# Given instruction
The exercise asks for every line of the data to be reproduced exactly.

((

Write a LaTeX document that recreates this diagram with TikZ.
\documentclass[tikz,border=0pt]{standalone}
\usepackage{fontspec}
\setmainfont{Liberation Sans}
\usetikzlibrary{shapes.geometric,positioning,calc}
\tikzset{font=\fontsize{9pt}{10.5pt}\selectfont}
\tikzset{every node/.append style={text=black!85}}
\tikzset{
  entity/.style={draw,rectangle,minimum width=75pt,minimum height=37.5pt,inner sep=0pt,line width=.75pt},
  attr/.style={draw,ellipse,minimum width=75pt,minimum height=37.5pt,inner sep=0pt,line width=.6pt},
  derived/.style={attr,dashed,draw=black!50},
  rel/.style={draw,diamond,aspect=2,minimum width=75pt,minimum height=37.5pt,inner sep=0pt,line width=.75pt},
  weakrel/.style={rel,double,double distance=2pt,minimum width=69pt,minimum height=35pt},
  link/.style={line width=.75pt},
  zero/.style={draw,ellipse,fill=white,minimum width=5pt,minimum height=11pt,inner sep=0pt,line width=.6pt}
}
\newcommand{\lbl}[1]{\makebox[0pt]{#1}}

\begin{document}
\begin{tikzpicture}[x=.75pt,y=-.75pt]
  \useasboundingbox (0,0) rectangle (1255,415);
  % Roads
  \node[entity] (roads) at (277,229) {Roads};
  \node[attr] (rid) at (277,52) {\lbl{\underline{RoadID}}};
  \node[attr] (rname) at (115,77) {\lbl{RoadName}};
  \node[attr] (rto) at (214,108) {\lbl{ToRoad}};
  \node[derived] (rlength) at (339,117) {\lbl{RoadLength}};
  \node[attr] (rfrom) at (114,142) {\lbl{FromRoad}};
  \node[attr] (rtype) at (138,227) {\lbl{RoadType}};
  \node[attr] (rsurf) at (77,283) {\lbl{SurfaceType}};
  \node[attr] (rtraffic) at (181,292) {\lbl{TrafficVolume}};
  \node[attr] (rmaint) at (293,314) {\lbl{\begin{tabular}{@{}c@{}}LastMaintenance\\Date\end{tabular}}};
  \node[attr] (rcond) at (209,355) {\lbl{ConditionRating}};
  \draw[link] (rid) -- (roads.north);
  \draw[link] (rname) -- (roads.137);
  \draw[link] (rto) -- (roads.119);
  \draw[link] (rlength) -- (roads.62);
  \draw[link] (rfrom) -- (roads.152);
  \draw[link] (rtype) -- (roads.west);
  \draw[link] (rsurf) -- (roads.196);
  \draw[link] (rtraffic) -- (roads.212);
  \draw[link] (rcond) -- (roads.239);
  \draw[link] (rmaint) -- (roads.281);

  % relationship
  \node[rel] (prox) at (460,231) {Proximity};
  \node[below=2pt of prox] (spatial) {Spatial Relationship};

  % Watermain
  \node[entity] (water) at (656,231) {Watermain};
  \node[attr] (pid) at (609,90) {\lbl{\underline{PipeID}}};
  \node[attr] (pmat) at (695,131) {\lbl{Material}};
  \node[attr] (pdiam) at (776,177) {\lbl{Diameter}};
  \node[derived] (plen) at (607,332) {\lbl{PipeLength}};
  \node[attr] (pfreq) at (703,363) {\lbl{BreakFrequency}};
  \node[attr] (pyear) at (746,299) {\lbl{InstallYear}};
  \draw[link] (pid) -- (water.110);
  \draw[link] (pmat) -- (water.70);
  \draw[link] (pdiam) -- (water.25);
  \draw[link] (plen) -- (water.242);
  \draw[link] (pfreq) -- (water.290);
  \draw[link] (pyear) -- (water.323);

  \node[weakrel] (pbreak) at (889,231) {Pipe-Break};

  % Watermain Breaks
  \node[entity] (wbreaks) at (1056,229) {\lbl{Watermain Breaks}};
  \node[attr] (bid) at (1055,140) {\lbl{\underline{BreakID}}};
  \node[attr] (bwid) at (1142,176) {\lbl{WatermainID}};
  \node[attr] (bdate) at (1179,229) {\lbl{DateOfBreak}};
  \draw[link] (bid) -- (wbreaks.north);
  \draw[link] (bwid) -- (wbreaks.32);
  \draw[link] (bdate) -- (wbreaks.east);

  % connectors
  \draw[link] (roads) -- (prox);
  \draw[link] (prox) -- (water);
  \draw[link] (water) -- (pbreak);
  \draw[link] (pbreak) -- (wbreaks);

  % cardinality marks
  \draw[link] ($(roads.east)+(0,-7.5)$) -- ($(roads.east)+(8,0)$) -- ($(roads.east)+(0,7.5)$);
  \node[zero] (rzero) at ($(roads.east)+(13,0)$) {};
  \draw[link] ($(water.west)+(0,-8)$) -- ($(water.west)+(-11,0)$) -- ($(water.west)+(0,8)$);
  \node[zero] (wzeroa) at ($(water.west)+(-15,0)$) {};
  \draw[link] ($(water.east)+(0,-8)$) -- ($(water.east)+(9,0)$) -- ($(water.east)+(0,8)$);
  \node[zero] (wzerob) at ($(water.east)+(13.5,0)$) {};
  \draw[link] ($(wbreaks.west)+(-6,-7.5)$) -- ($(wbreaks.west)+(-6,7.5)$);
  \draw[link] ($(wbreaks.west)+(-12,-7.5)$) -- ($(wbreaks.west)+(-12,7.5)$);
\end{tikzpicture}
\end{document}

))

# Response for this exercise
Write a LaTeX document that recreates this diagram with TikZ.
\documentclass[tikz,border=0pt]{standalone}
\usepackage{fontspec}
\setmainfont{Liberation Sans}
\usetikzlibrary{shapes.geometric,positioning,calc}
\tikzset{font=\fontsize{9pt}{10.5pt}\selectfont}
\tikzset{every node/.append style={text=black!85}}
\tikzset{
  entity/.style={draw,rectangle,minimum width=75pt,minimum height=37.5pt,inner sep=0pt,line width=.75pt},
  attr/.style={draw,ellipse,minimum width=75pt,minimum height=37.5pt,inner sep=0pt,line width=.6pt},
  derived/.style={attr,dashed,draw=black!50},
  rel/.style={draw,diamond,aspect=2,minimum width=75pt,minimum height=37.5pt,inner sep=0pt,line width=.75pt},
  weakrel/.style={rel,double,double distance=2pt,minimum width=69pt,minimum height=35pt},
  link/.style={line width=.75pt},
  zero/.style={draw,ellipse,fill=white,minimum width=5pt,minimum height=11pt,inner sep=0pt,line width=.6pt}
}
\newcommand{\lbl}[1]{\makebox[0pt]{#1}}

\begin{document}
\begin{tikzpicture}[x=.75pt,y=-.75pt]
  \useasboundingbox (0,0) rectangle (1255,415);
  % Roads
  \node[entity] (roads) at (277,229) {Roads};
  \node[attr] (rid) at (277,52) {\lbl{\underline{RoadID}}};
  \node[attr] (rname) at (115,77) {\lbl{RoadName}};
  \node[attr] (rto) at (214,108) {\lbl{ToRoad}};
  \node[derived] (rlength) at (339,117) {\lbl{RoadLength}};
  \node[attr] (rfrom) at (114,142) {\lbl{FromRoad}};
  \node[attr] (rtype) at (138,227) {\lbl{RoadType}};
  \node[attr] (rsurf) at (77,283) {\lbl{SurfaceType}};
  \node[attr] (rtraffic) at (181,292) {\lbl{TrafficVolume}};
  \node[attr] (rmaint) at (293,314) {\lbl{\begin{tabular}{@{}c@{}}LastMaintenance\\Date\end{tabular}}};
  \node[attr] (rcond) at (209,355) {\lbl{ConditionRating}};
  \draw[link] (rid) -- (roads.north);
  \draw[link] (rname) -- (roads.137);
  \draw[link] (rto) -- (roads.119);
  \draw[link] (rlength) -- (roads.62);
  \draw[link] (rfrom) -- (roads.152);
  \draw[link] (rtype) -- (roads.west);
  \draw[link] (rsurf) -- (roads.196);
  \draw[link] (rtraffic) -- (roads.212);
  \draw[link] (rcond) -- (roads.239);
  \draw[link] (rmaint) -- (roads.281);

  % relationship
  \node[rel] (prox) at (460,231) {Proximity};
  \node[below=2pt of prox] (spatial) {Spatial Relationship};

  % Watermain
  \node[entity] (water) at (656,231) {Watermain};
  \node[attr] (pid) at (609,90) {\lbl{\underline{PipeID}}};
  \node[attr] (pmat) at (695,131) {\lbl{Material}};
  \node[attr] (pdiam) at (776,177) {\lbl{Diameter}};
  \node[derived] (plen) at (607,332) {\lbl{PipeLength}};
  \node[attr] (pfreq) at (703,363) {\lbl{BreakFrequency}};
  \node[attr] (pyear) at (746,299) {\lbl{InstallYear}};
  \draw[link] (pid) -- (water.110);
  \draw[link] (pmat) -- (water.70);
  \draw[link] (pdiam) -- (water.25);
  \draw[link] (plen) -- (water.242);
  \draw[link] (pfreq) -- (water.290);
  \draw[link] (pyear) -- (water.323);

  \node[weakrel] (pbreak) at (889,231) {Pipe-Break};

  % Watermain Breaks
  \node[entity] (wbreaks) at (1056,229) {\lbl{Watermain Breaks}};
  \node[attr] (bid) at (1055,140) {\lbl{\underline{BreakID}}};
  \node[attr] (bwid) at (1142,176) {\lbl{WatermainID}};
  \node[attr] (bdate) at (1179,229) {\lbl{DateOfBreak}};
  \draw[link] (bid) -- (wbreaks.north);
  \draw[link] (bwid) -- (wbreaks.32);
  \draw[link] (bdate) -- (wbreaks.east);

  % connectors
  \draw[link] (roads) -- (prox);
  \draw[link] (prox) -- (water);
  \draw[link] (water) -- (pbreak);
  \draw[link] (pbreak) -- (wbreaks);

  % cardinality marks
  \draw[link] ($(roads.east)+(0,-7.5)$) -- ($(roads.east)+(8,0)$) -- ($(roads.east)+(0,7.5)$);
  \node[zero] (rzero) at ($(roads.east)+(13,0)$) {};
  \draw[link] ($(water.west)+(0,-8)$) -- ($(water.west)+(-11,0)$) -- ($(water.west)+(0,8)$);
  \node[zero] (wzeroa) at ($(water.west)+(-15,0)$) {};
  \draw[link] ($(water.east)+(0,-8)$) -- ($(water.east)+(9,0)$) -- ($(water.east)+(0,8)$);
  \node[zero] (wzerob) at ($(water.east)+(13.5,0)$) {};
  \draw[link] ($(wbreaks.west)+(-6,-7.5)$) -- ($(wbreaks.west)+(-6,7.5)$);
  \draw[link] ($(wbreaks.west)+(-12,-7.5)$) -- ($(wbreaks.west)+(-12,7.5)$);
\end{tikzpicture}
\end{document}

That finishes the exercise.